Source data
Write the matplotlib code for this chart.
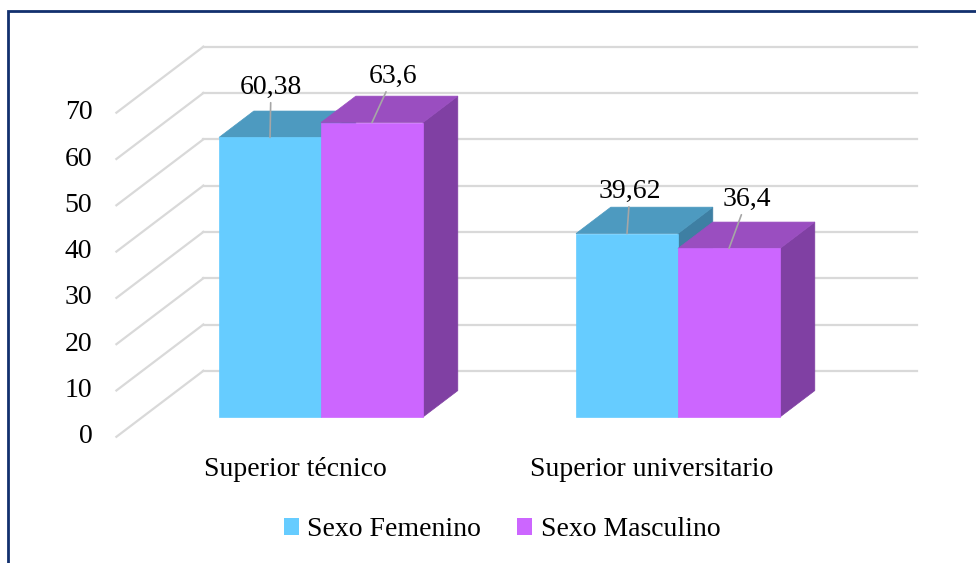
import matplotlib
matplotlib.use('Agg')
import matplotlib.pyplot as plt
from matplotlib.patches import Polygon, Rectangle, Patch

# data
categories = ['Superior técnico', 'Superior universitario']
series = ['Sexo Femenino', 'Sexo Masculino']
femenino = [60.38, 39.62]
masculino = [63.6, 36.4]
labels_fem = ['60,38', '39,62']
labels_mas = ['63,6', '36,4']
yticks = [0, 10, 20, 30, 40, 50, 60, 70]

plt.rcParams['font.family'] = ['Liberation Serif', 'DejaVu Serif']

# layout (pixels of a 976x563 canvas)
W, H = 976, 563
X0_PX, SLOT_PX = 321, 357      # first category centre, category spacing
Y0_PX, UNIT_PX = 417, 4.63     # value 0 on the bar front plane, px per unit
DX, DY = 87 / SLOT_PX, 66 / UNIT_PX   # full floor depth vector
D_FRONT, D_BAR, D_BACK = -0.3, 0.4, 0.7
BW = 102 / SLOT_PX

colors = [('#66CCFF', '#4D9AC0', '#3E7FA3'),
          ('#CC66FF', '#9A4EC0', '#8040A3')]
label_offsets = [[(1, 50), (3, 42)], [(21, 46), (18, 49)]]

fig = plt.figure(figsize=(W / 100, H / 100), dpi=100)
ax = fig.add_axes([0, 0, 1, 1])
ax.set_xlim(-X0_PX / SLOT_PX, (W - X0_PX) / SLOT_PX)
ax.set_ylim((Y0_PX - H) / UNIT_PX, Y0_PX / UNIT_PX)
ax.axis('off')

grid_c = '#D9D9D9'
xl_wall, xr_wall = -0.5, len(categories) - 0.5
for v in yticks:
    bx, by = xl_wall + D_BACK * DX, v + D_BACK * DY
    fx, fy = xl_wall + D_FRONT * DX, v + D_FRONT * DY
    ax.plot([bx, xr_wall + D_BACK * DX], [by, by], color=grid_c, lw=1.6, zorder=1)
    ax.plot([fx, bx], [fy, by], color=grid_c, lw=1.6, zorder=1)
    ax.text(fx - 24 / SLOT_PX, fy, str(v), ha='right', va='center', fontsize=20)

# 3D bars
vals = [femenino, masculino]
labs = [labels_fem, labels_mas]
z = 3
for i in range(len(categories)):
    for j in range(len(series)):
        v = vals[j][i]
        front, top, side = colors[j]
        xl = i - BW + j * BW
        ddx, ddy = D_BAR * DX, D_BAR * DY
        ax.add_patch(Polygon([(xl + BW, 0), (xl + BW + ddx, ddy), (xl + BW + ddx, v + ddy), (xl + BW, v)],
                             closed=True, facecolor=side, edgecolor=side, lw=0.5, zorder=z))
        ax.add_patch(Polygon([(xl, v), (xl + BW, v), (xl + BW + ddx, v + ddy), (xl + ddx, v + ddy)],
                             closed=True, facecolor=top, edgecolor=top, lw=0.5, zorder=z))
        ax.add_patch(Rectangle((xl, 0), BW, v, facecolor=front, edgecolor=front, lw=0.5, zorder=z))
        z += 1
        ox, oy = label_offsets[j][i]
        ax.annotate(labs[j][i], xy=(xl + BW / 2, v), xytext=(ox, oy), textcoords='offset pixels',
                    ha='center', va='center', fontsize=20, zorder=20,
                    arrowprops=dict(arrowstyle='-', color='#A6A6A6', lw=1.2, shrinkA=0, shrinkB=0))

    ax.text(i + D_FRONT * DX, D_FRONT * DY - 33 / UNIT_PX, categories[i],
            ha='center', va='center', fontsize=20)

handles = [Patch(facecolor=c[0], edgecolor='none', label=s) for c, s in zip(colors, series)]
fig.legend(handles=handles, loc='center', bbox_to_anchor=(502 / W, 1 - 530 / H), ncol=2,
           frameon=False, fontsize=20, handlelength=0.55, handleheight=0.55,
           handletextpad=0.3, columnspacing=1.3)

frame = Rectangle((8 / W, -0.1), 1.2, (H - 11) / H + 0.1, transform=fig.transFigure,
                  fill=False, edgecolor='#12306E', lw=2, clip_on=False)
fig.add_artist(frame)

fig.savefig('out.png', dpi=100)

Aim
Print the data above verbatim from the first line through the line holding "ax.text(fx - 24", leaving every picture out.

The result
Write the matplotlib code for this chart.
import matplotlib
matplotlib.use('Agg')
import matplotlib.pyplot as plt
from matplotlib.patches import Polygon, Rectangle, Patch

# data
categories = ['Superior técnico', 'Superior universitario']
series = ['Sexo Femenino', 'Sexo Masculino']
femenino = [60.38, 39.62]
masculino = [63.6, 36.4]
labels_fem = ['60,38', '39,62']
labels_mas = ['63,6', '36,4']
yticks = [0, 10, 20, 30, 40, 50, 60, 70]

plt.rcParams['font.family'] = ['Liberation Serif', 'DejaVu Serif']

# layout (pixels of a 976x563 canvas)
W, H = 976, 563
X0_PX, SLOT_PX = 321, 357      # first category centre, category spacing
Y0_PX, UNIT_PX = 417, 4.63     # value 0 on the bar front plane, px per unit
DX, DY = 87 / SLOT_PX, 66 / UNIT_PX   # full floor depth vector
D_FRONT, D_BAR, D_BACK = -0.3, 0.4, 0.7
BW = 102 / SLOT_PX

colors = [('#66CCFF', '#4D9AC0', '#3E7FA3'),
          ('#CC66FF', '#9A4EC0', '#8040A3')]
label_offsets = [[(1, 50), (3, 42)], [(21, 46), (18, 49)]]

fig = plt.figure(figsize=(W / 100, H / 100), dpi=100)
ax = fig.add_axes([0, 0, 1, 1])
ax.set_xlim(-X0_PX / SLOT_PX, (W - X0_PX) / SLOT_PX)
ax.set_ylim((Y0_PX - H) / UNIT_PX, Y0_PX / UNIT_PX)
ax.axis('off')

grid_c = '#D9D9D9'
xl_wall, xr_wall = -0.5, len(categories) - 0.5
for v in yticks:
    bx, by = xl_wall + D_BACK * DX, v + D_BACK * DY
    fx, fy = xl_wall + D_FRONT * DX, v + D_FRONT * DY
    ax.plot([bx, xr_wall + D_BACK * DX], [by, by], color=grid_c, lw=1.6, zorder=1)
    ax.plot([fx, bx], [fy, by], color=grid_c, lw=1.6, zorder=1)
    ax.text(fx - 24 / SLOT_PX, fy, str(v), ha='right', va='center', fontsize=20)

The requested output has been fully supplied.